--- START ---

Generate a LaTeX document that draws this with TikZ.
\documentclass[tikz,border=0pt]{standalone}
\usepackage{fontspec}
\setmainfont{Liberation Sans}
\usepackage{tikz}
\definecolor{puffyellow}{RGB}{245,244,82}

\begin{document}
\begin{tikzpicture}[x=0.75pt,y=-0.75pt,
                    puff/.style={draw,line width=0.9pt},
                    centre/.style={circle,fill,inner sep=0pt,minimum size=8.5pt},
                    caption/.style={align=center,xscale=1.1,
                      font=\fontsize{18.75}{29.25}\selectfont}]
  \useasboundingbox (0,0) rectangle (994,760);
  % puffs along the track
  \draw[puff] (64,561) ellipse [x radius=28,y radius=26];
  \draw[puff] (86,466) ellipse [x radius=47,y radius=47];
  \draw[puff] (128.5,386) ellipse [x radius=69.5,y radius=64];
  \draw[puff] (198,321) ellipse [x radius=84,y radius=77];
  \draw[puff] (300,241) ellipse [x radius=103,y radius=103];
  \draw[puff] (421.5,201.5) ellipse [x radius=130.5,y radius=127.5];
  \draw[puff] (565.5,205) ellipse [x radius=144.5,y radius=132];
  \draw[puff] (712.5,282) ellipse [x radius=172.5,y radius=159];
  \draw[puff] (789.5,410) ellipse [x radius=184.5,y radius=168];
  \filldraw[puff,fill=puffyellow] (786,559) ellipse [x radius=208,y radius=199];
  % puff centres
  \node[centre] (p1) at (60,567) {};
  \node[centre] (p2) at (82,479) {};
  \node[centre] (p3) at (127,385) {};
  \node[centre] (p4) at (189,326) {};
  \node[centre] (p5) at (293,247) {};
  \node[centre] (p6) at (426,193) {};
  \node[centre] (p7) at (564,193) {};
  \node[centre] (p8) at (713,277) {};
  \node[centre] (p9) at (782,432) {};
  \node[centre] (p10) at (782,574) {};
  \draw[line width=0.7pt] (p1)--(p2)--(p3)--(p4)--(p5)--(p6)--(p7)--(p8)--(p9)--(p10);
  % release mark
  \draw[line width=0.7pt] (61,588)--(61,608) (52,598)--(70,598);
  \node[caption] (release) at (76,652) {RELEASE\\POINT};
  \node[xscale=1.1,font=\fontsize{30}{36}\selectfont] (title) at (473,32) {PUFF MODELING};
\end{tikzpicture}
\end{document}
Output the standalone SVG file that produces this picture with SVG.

--- END ---

• THE PROBLEM: Using the listing above, retype each line exactly.

• SOLUTION TO THIS PROBLEM:
Generate a LaTeX document that draws this with TikZ.
\documentclass[tikz,border=0pt]{standalone}
\usepackage{fontspec}
\setmainfont{Liberation Sans}
\usepackage{tikz}
\definecolor{puffyellow}{RGB}{245,244,82}

\begin{document}
\begin{tikzpicture}[x=0.75pt,y=-0.75pt,
                    puff/.style={draw,line width=0.9pt},
                    centre/.style={circle,fill,inner sep=0pt,minimum size=8.5pt},
                    caption/.style={align=center,xscale=1.1,
                      font=\fontsize{18.75}{29.25}\selectfont}]
  \useasboundingbox (0,0) rectangle (994,760);
  % puffs along the track
  \draw[puff] (64,561) ellipse [x radius=28,y radius=26];
  \draw[puff] (86,466) ellipse [x radius=47,y radius=47];
  \draw[puff] (128.5,386) ellipse [x radius=69.5,y radius=64];
  \draw[puff] (198,321) ellipse [x radius=84,y radius=77];
  \draw[puff] (300,241) ellipse [x radius=103,y radius=103];
  \draw[puff] (421.5,201.5) ellipse [x radius=130.5,y radius=127.5];
  \draw[puff] (565.5,205) ellipse [x radius=144.5,y radius=132];
  \draw[puff] (712.5,282) ellipse [x radius=172.5,y radius=159];
  \draw[puff] (789.5,410) ellipse [x radius=184.5,y radius=168];
  \filldraw[puff,fill=puffyellow] (786,559) ellipse [x radius=208,y radius=199];
  % puff centres
  \node[centre] (p1) at (60,567) {};
  \node[centre] (p2) at (82,479) {};
  \node[centre] (p3) at (127,385) {};
  \node[centre] (p4) at (189,326) {};
  \node[centre] (p5) at (293,247) {};
  \node[centre] (p6) at (426,193) {};
  \node[centre] (p7) at (564,193) {};
  \node[centre] (p8) at (713,277) {};
  \node[centre] (p9) at (782,432) {};
  \node[centre] (p10) at (782,574) {};
  \draw[line width=0.7pt] (p1)--(p2)--(p3)--(p4)--(p5)--(p6)--(p7)--(p8)--(p9)--(p10);
  % release mark
  \draw[line width=0.7pt] (61,588)--(61,608) (52,598)--(70,598);
  \node[caption] (release) at (76,652) {RELEASE\\POINT};
  \node[xscale=1.1,font=\fontsize{30}{36}\selectfont] (title) at (473,32) {PUFF MODELING};
\end{tikzpicture}
\end{document}
Output the standalone SVG file that produces this picture with SVG.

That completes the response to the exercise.